> Problem statement: Both boundary lines count: repeat, exactly and alone, the lines from the one containing "Convert this diagram to TikZ code." to the one containing "(96,584) -- (96,606);", with pictures left out.
[BEGIN Raw records]
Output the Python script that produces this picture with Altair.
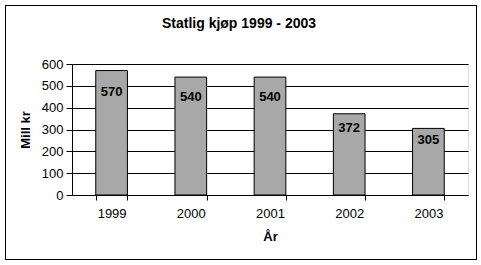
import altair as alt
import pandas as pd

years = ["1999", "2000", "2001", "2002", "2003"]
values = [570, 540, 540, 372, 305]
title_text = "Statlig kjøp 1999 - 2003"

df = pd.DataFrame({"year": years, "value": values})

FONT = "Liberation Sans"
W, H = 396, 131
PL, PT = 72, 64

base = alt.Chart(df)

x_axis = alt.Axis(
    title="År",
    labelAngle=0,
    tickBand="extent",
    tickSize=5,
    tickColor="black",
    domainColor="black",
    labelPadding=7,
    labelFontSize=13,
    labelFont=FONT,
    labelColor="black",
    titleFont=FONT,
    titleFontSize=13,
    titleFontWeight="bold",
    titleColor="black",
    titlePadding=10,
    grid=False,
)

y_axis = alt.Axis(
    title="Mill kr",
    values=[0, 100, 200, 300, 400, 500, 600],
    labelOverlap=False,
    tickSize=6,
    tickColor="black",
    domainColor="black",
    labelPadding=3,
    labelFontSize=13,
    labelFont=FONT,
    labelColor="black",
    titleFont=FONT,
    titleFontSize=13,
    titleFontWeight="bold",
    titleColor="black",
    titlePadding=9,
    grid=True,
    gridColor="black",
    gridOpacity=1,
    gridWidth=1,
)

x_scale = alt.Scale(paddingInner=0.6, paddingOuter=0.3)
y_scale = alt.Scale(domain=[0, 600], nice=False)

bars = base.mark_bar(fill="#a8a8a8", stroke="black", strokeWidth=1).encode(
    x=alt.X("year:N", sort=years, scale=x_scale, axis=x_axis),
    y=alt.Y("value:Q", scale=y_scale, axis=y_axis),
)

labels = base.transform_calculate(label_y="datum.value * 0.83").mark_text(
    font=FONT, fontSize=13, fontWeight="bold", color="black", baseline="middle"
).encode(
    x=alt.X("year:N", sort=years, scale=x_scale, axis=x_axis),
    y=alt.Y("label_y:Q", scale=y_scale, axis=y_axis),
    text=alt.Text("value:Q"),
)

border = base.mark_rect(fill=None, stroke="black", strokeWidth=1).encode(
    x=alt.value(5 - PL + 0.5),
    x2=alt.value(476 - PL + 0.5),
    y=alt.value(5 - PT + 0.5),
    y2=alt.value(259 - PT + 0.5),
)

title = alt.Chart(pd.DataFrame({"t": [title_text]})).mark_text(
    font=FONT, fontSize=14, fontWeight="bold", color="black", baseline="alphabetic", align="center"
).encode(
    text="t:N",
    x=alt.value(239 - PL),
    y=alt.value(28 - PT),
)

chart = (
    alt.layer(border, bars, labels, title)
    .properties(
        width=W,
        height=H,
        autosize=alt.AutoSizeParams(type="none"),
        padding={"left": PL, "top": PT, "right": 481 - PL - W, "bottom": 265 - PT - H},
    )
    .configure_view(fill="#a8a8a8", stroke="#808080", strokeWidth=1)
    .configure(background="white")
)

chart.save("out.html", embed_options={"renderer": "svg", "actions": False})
[END Raw records]
[BEGIN Raw records]
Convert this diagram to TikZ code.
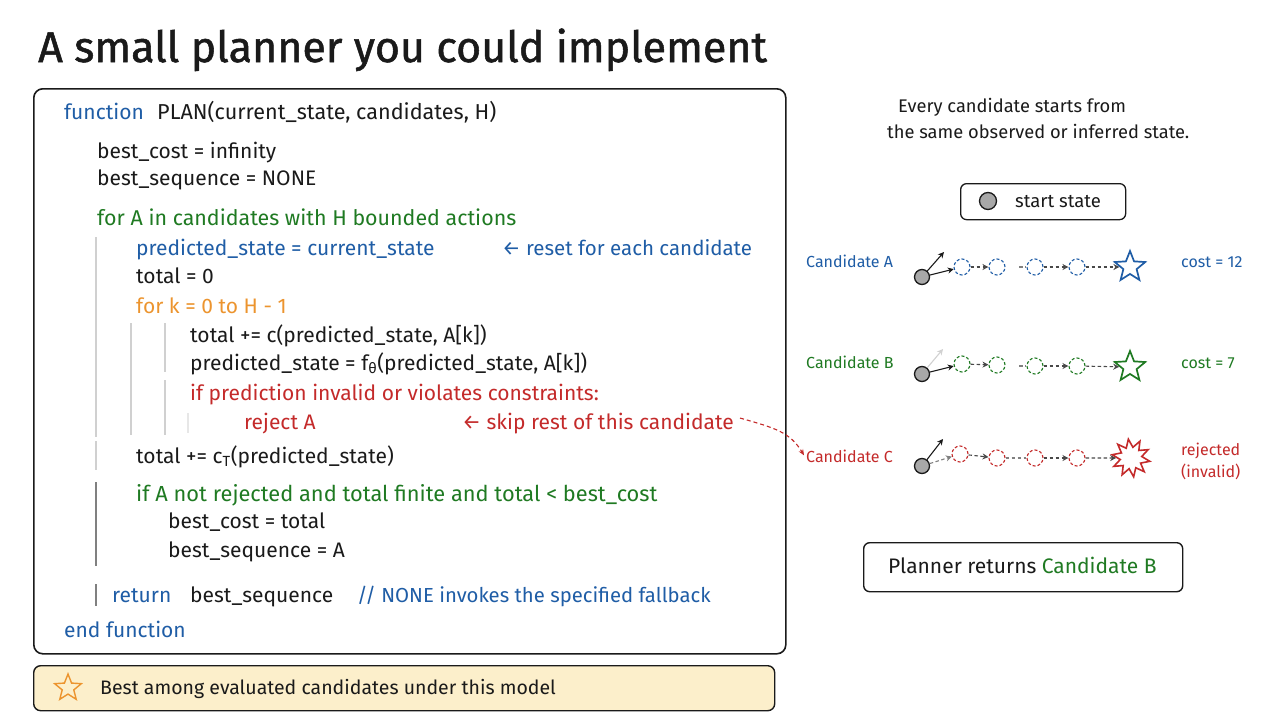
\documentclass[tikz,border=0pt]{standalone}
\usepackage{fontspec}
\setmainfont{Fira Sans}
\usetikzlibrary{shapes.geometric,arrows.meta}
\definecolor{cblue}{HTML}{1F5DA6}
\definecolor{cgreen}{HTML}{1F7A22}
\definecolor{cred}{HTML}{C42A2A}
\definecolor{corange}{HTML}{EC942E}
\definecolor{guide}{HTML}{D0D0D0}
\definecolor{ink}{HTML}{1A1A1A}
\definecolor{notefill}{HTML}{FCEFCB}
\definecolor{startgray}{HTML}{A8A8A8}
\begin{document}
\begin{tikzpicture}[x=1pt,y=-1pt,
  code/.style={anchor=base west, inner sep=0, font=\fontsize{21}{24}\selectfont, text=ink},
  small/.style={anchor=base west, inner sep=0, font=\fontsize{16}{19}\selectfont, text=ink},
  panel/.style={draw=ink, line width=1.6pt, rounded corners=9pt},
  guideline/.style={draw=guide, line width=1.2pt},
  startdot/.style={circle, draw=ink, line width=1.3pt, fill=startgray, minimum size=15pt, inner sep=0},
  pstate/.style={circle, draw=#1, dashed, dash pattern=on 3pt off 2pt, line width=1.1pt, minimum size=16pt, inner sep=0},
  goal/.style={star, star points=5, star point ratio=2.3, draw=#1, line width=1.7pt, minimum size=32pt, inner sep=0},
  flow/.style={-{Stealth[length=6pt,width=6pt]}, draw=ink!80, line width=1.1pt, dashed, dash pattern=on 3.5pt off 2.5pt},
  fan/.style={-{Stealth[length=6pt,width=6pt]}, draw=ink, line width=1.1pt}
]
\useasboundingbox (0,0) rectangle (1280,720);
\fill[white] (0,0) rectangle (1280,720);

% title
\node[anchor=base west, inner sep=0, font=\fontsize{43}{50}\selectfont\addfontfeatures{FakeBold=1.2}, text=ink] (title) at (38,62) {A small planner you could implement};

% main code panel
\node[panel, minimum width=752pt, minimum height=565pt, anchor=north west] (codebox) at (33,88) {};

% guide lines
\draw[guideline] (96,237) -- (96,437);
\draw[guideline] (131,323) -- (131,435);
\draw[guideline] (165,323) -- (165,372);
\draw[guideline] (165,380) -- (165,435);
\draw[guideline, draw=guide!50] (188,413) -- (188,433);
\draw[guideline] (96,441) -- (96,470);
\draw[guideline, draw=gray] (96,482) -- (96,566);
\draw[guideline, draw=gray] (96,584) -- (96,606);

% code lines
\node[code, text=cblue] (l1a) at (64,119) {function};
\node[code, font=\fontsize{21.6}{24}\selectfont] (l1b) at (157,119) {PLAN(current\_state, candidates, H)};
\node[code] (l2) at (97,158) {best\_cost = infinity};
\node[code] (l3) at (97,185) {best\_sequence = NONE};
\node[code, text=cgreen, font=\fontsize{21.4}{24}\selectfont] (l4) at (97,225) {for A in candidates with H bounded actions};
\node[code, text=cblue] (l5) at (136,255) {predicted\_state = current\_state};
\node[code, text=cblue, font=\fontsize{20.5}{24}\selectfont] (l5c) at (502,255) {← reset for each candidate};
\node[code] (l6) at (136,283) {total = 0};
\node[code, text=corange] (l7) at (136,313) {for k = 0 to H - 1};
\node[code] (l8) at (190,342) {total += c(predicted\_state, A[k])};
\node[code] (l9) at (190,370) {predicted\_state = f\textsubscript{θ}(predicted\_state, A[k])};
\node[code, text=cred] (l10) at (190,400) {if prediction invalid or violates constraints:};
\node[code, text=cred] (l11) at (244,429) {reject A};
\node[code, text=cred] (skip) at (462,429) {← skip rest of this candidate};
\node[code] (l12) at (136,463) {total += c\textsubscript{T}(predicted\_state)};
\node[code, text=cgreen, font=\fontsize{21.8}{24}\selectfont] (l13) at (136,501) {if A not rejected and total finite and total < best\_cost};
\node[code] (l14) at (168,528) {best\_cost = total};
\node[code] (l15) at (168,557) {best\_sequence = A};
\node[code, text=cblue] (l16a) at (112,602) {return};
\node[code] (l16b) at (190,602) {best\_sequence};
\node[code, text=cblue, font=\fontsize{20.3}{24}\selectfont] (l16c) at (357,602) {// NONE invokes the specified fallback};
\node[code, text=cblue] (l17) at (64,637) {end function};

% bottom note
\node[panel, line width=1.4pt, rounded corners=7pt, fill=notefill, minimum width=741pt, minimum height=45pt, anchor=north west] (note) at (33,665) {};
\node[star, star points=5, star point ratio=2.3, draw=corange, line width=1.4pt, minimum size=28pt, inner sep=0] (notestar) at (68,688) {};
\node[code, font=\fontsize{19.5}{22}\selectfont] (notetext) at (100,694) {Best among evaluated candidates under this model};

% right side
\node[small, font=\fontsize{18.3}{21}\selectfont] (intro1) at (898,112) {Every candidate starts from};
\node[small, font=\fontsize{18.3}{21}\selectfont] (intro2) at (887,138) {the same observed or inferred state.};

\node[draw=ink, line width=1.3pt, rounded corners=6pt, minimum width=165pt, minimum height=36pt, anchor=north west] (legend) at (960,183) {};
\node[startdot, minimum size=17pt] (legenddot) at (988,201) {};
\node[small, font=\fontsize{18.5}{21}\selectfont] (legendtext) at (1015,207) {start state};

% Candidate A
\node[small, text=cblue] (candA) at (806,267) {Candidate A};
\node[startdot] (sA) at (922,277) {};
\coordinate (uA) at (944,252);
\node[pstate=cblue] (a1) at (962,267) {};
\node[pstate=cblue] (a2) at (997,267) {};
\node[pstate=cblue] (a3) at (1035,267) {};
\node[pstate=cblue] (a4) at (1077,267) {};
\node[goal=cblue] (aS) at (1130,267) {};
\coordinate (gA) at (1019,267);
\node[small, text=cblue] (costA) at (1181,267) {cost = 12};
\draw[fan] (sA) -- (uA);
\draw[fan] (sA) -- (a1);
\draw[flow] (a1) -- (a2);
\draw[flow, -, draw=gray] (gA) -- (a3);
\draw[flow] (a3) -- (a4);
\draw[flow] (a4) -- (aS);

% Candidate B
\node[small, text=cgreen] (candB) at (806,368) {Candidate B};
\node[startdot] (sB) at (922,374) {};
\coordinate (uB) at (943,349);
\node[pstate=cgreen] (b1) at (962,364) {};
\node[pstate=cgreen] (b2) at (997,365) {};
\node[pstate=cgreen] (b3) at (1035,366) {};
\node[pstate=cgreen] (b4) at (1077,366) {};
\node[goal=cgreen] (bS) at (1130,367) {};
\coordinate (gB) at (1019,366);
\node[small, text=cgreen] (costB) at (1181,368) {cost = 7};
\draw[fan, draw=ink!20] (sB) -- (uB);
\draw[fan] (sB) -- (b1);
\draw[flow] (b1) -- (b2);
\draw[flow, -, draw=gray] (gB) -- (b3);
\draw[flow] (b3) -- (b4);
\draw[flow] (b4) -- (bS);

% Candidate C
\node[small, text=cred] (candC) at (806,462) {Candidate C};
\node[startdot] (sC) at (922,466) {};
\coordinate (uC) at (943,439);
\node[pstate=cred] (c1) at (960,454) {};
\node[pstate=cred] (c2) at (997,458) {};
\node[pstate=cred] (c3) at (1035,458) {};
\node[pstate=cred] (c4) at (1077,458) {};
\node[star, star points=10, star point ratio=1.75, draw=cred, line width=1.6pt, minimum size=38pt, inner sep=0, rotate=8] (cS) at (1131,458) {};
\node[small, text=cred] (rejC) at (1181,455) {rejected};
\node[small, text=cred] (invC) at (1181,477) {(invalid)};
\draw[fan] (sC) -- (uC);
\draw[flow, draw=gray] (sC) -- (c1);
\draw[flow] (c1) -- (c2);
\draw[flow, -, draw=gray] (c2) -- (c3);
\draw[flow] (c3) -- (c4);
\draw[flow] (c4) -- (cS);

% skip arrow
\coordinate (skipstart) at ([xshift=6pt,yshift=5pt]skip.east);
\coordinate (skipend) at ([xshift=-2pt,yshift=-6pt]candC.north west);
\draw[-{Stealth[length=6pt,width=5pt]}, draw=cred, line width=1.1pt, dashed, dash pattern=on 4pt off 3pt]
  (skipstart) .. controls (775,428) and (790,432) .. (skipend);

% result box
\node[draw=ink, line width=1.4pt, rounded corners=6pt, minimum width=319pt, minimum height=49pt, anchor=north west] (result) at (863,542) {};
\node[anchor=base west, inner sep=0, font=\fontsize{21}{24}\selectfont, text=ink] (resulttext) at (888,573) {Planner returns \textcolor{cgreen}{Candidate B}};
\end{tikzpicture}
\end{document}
[END Raw records]
> Complete answer:
Convert this diagram to TikZ code.
\documentclass[tikz,border=0pt]{standalone}
\usepackage{fontspec}
\setmainfont{Fira Sans}
\usetikzlibrary{shapes.geometric,arrows.meta}
\definecolor{cblue}{HTML}{1F5DA6}
\definecolor{cgreen}{HTML}{1F7A22}
\definecolor{cred}{HTML}{C42A2A}
\definecolor{corange}{HTML}{EC942E}
\definecolor{guide}{HTML}{D0D0D0}
\definecolor{ink}{HTML}{1A1A1A}
\definecolor{notefill}{HTML}{FCEFCB}
\definecolor{startgray}{HTML}{A8A8A8}
\begin{document}
\begin{tikzpicture}[x=1pt,y=-1pt,
  code/.style={anchor=base west, inner sep=0, font=\fontsize{21}{24}\selectfont, text=ink},
  small/.style={anchor=base west, inner sep=0, font=\fontsize{16}{19}\selectfont, text=ink},
  panel/.style={draw=ink, line width=1.6pt, rounded corners=9pt},
  guideline/.style={draw=guide, line width=1.2pt},
  startdot/.style={circle, draw=ink, line width=1.3pt, fill=startgray, minimum size=15pt, inner sep=0},
  pstate/.style={circle, draw=#1, dashed, dash pattern=on 3pt off 2pt, line width=1.1pt, minimum size=16pt, inner sep=0},
  goal/.style={star, star points=5, star point ratio=2.3, draw=#1, line width=1.7pt, minimum size=32pt, inner sep=0},
  flow/.style={-{Stealth[length=6pt,width=6pt]}, draw=ink!80, line width=1.1pt, dashed, dash pattern=on 3.5pt off 2.5pt},
  fan/.style={-{Stealth[length=6pt,width=6pt]}, draw=ink, line width=1.1pt}
]
\useasboundingbox (0,0) rectangle (1280,720);
\fill[white] (0,0) rectangle (1280,720);

% title
\node[anchor=base west, inner sep=0, font=\fontsize{43}{50}\selectfont\addfontfeatures{FakeBold=1.2}, text=ink] (title) at (38,62) {A small planner you could implement};

% main code panel
\node[panel, minimum width=752pt, minimum height=565pt, anchor=north west] (codebox) at (33,88) {};

% guide lines
\draw[guideline] (96,237) -- (96,437);
\draw[guideline] (131,323) -- (131,435);
\draw[guideline] (165,323) -- (165,372);
\draw[guideline] (165,380) -- (165,435);
\draw[guideline, draw=guide!50] (188,413) -- (188,433);
\draw[guideline] (96,441) -- (96,470);
\draw[guideline, draw=gray] (96,482) -- (96,566);
\draw[guideline, draw=gray] (96,584) -- (96,606);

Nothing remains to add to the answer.